Starting on a trial basis in November, the Postal Service will open a $2.6 billion controlled-disbursement account at an unnamed commercial bank. The account will be used to issue checks to vendors of mailing equipment and services.
The funds for such payments presently reside in an account with the Treasury Department.
If the trial program succeeds, all the Postal Service's checking accounts - whose activity exceeds $25 billion a year - could be distributed among five to 20 U.S. banks at the end of next year's first quarter. Most of the checks are payroll payments to Postal Service employees.
Significant Fees Likely
At a typical processing charge of 10 cents per check, that business represents at least $2 million dollars in annual gross revenue, experts said.
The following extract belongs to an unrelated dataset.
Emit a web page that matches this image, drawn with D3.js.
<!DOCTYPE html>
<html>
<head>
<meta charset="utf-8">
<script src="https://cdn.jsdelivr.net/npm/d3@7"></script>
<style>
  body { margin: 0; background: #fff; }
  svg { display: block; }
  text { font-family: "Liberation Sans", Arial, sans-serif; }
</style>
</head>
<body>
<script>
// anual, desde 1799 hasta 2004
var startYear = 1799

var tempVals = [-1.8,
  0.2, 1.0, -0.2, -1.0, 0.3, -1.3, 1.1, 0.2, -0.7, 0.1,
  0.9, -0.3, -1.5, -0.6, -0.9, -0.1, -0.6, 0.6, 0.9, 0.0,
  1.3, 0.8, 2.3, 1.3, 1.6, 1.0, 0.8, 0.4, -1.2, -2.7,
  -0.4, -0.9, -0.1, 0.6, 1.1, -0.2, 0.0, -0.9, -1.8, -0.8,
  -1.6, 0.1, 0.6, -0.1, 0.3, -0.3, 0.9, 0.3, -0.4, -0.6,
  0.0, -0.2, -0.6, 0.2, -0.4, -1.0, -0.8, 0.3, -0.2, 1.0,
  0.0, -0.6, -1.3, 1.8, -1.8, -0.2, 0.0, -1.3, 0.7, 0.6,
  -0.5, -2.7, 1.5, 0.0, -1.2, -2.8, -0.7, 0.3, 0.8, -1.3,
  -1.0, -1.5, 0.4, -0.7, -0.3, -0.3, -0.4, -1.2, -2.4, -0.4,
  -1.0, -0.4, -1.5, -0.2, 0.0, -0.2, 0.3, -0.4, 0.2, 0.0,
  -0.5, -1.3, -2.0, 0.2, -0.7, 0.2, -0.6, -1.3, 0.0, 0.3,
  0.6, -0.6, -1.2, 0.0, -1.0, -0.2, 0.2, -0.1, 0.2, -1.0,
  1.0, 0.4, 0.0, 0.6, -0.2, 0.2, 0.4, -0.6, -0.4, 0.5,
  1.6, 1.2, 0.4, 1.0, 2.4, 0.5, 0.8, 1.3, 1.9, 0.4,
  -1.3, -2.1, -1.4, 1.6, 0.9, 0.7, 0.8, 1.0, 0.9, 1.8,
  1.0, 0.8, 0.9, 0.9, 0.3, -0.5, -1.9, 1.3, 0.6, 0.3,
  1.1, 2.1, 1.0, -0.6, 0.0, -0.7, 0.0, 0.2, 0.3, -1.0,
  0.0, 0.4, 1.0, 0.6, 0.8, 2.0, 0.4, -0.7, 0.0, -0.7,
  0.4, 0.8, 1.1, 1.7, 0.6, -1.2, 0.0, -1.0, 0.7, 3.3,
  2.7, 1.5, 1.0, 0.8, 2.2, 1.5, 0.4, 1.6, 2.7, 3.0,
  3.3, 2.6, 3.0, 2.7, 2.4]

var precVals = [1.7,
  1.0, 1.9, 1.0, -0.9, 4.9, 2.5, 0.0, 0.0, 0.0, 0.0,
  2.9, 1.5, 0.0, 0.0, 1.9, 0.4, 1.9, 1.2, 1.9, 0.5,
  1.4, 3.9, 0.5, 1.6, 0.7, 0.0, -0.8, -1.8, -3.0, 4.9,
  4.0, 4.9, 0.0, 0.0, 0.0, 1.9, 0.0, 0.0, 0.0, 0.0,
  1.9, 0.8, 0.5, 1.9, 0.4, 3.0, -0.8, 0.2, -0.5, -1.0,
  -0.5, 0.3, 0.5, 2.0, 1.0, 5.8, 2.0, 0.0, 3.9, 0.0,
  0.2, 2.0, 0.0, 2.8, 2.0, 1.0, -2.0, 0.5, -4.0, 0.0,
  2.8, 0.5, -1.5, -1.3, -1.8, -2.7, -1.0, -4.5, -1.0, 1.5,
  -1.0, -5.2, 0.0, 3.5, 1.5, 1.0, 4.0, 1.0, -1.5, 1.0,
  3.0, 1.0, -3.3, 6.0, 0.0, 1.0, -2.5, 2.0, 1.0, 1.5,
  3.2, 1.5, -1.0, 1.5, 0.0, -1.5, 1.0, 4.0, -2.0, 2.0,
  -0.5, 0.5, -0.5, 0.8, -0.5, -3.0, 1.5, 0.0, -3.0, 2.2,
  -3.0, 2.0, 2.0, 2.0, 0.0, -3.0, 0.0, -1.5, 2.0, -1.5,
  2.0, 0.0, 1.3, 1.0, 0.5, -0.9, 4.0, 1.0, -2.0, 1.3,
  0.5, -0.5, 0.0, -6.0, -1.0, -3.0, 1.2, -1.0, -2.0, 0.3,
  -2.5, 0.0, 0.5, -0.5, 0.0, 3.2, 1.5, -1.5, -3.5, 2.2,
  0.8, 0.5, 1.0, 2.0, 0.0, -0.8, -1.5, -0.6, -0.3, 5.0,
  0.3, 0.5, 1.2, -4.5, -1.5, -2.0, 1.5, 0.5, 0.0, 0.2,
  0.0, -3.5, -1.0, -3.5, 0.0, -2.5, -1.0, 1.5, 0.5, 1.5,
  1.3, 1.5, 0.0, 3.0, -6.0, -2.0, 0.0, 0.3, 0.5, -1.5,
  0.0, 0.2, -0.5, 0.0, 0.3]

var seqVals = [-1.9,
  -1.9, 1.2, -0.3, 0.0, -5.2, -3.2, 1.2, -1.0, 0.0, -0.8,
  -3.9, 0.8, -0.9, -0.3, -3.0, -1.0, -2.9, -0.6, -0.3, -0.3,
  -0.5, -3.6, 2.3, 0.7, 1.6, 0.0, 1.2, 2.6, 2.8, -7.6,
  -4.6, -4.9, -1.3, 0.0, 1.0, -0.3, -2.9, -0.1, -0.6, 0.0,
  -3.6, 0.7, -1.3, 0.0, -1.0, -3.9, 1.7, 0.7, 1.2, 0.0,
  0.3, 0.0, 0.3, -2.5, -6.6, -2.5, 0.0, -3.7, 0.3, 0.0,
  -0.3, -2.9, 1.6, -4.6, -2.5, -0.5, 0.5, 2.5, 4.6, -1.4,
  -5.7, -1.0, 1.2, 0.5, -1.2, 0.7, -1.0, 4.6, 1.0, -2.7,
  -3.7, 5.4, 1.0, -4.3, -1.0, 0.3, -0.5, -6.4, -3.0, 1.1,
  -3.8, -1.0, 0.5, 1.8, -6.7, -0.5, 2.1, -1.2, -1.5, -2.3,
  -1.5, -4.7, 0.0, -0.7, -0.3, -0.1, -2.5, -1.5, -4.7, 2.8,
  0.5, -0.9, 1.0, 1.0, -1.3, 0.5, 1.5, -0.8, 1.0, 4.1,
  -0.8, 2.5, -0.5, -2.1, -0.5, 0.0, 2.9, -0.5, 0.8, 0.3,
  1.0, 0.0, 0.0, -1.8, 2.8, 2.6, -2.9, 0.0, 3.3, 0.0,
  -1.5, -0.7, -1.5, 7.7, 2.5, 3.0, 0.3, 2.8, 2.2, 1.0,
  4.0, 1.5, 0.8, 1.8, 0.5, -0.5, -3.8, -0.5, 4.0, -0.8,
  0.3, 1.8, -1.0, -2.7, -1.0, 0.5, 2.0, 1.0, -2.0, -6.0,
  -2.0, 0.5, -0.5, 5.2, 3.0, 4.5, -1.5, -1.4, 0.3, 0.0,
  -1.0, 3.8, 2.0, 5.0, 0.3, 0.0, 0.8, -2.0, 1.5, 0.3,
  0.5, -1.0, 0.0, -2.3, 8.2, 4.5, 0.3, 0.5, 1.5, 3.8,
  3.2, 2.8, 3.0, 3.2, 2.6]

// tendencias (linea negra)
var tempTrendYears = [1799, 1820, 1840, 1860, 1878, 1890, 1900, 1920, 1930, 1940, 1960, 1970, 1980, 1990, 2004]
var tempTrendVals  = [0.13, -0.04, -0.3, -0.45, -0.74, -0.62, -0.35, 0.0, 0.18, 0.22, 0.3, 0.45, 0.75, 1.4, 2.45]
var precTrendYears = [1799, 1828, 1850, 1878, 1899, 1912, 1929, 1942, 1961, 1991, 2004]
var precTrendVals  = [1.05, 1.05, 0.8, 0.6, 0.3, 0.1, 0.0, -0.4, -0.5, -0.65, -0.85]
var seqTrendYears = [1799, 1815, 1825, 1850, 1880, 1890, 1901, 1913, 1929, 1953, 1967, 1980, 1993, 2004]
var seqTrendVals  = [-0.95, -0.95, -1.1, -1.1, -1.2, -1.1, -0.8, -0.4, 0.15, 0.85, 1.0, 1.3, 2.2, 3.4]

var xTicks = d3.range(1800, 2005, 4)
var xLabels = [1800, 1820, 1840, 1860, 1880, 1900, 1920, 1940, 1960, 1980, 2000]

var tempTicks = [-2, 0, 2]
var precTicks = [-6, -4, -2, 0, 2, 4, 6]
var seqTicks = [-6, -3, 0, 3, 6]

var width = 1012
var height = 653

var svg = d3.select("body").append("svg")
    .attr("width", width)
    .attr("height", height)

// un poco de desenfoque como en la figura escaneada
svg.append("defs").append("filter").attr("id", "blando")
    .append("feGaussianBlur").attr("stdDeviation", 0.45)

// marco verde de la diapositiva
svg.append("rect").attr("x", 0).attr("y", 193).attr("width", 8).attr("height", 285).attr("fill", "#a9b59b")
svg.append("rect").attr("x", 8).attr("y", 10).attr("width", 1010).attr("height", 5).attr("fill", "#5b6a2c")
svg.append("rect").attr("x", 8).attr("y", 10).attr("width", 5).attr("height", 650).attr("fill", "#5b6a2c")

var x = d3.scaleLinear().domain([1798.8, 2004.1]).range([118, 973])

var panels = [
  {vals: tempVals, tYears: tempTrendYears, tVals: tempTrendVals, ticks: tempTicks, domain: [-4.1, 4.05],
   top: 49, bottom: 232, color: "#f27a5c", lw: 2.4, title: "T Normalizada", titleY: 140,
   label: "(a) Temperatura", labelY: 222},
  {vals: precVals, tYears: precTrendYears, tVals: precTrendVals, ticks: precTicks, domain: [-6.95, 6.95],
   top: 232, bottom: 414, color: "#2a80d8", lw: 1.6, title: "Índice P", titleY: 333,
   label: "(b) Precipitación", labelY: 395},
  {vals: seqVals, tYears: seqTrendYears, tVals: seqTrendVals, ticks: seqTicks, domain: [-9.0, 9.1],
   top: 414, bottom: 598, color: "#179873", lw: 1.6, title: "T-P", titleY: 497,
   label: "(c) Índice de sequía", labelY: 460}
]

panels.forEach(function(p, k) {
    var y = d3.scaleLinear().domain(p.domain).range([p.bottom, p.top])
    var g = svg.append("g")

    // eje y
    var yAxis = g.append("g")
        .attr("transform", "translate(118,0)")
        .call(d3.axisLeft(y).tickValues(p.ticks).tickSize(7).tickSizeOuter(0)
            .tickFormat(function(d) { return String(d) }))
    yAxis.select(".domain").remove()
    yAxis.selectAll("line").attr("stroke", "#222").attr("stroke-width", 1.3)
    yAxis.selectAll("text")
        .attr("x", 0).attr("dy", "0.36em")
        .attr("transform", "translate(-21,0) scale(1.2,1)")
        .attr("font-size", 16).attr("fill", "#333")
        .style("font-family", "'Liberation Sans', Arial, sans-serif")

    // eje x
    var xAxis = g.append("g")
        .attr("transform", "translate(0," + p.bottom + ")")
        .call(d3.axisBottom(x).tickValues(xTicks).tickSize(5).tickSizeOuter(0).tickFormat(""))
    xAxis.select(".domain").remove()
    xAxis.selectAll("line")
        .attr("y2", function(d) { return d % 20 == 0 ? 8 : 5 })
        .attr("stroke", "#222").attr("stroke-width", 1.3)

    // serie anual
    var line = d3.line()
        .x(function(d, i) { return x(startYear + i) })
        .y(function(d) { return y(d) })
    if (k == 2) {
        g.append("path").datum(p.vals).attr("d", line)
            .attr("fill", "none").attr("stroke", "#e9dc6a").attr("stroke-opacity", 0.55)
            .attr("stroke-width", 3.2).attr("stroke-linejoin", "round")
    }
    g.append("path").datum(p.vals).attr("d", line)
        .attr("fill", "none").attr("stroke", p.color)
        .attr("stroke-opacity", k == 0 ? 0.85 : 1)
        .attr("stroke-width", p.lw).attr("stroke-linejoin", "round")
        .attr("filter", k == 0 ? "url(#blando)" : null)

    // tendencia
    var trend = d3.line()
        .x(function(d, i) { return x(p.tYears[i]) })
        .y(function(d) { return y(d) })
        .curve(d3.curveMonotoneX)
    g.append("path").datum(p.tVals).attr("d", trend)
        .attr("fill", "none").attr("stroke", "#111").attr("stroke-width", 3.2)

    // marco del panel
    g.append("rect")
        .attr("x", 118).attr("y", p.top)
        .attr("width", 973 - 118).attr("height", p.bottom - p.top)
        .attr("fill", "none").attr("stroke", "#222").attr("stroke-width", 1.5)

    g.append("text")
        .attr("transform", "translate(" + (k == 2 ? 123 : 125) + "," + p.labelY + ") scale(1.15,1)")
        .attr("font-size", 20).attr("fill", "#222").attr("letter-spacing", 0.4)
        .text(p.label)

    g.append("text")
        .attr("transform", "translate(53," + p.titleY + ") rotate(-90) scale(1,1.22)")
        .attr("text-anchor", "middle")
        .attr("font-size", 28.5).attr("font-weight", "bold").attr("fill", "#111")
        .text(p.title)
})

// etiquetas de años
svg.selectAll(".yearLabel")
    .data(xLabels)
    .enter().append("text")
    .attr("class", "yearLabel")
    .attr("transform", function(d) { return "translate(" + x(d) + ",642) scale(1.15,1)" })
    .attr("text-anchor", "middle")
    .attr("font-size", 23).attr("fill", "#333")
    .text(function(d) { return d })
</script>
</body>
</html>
Officials at the Postal Service declined to specify which institutions might be considered for such a program. But its treasurer, Stephen M. Kearney, observed that a job of this size "would obviously require that we use some of the biggest banks in the country."
The Postal Service already does some limited business with more than 8,000 financial institutions across the United States, but funding checks through commercial banks would represent a radical change.
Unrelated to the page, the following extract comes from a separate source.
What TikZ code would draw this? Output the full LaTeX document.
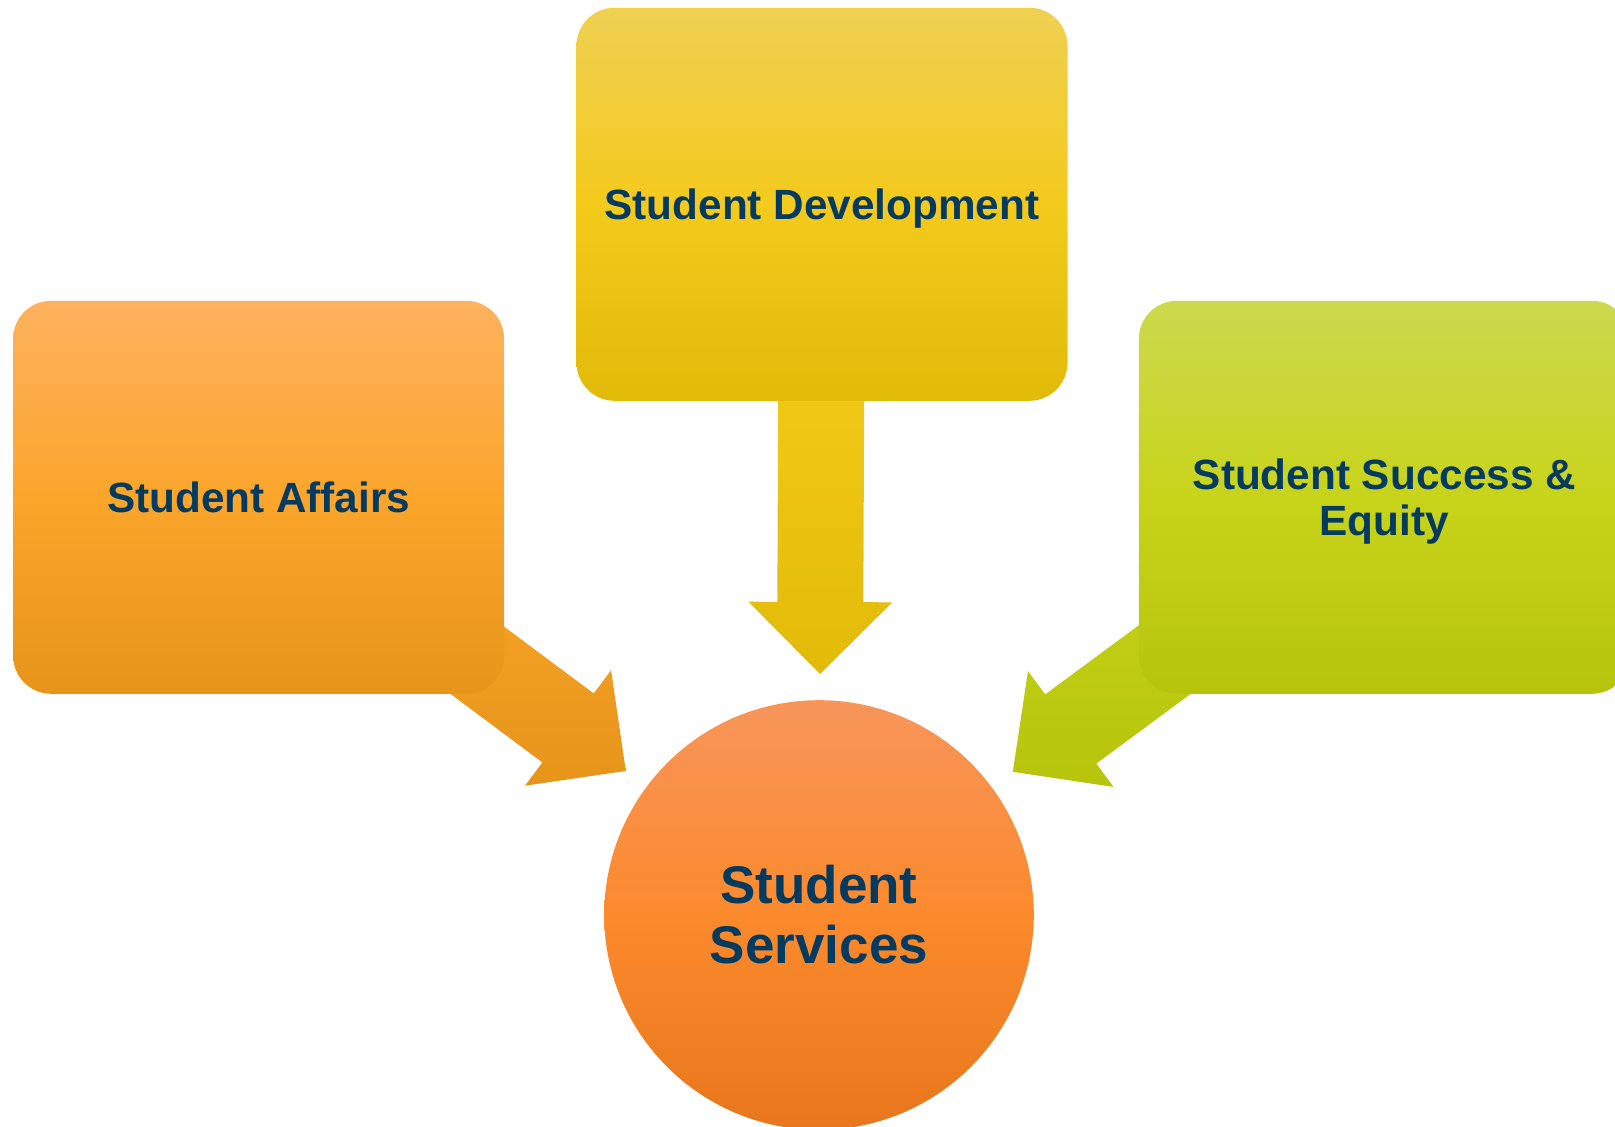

Currently, the Department of the Treasury requires that all checks written by the Postal Service to be funded on the day of issuance. With disbursement accounts controlled by commercial banks, such checks would go three to five days without being backed by funds.
Gaining from the Float
The Postal Service estimates it can gain up to $25 million a year in interest income by taking advantage of this float.
"We realize that we are a government agency, but we are also a business, and we want to operate as such," said the Postal Service's Mr. Kearney. "The float is something that nearly every business profits from; we want to do the same."
The Postal Service is required by law to operate at break-even levels, but it has experienced significant losses over the past few years. Officials at the service believe such a program could help remedy some financial ills and help to keep postage rates down.
The recommendation to move the disbursement accounts to commercial banks originated with Lazard Freres & Co. The Postal Service retained the New York-based consulting firm late last year.
Praise from Treasury
The Department of the Treasury, which gave permission for the pilot program in a congressional hearing last month, applauded the Postal Service's efforts to pursue more businesslike financial activities. But whether disbursing funds through commercial banks will bring financial benefits is unclear, the department said.
The unnamed bank participating in the pilot program will maintain a zero-balance checking account for the Postal Service's data center in San Mateo, Calif. This facility generates 600,000 checks annually.
If the pilot is a success, the evidence will be used to make a case for moving all the Postal Service's checking operations to commercial banks.
"Bankers would of course welcome the increase in business," said Edward Alwood, an assistant public relations manager at the American Bankers Association. "But if a government agency is going to park a large sum with a commercial bank, we've got to see what strings are attached before we start celebrating."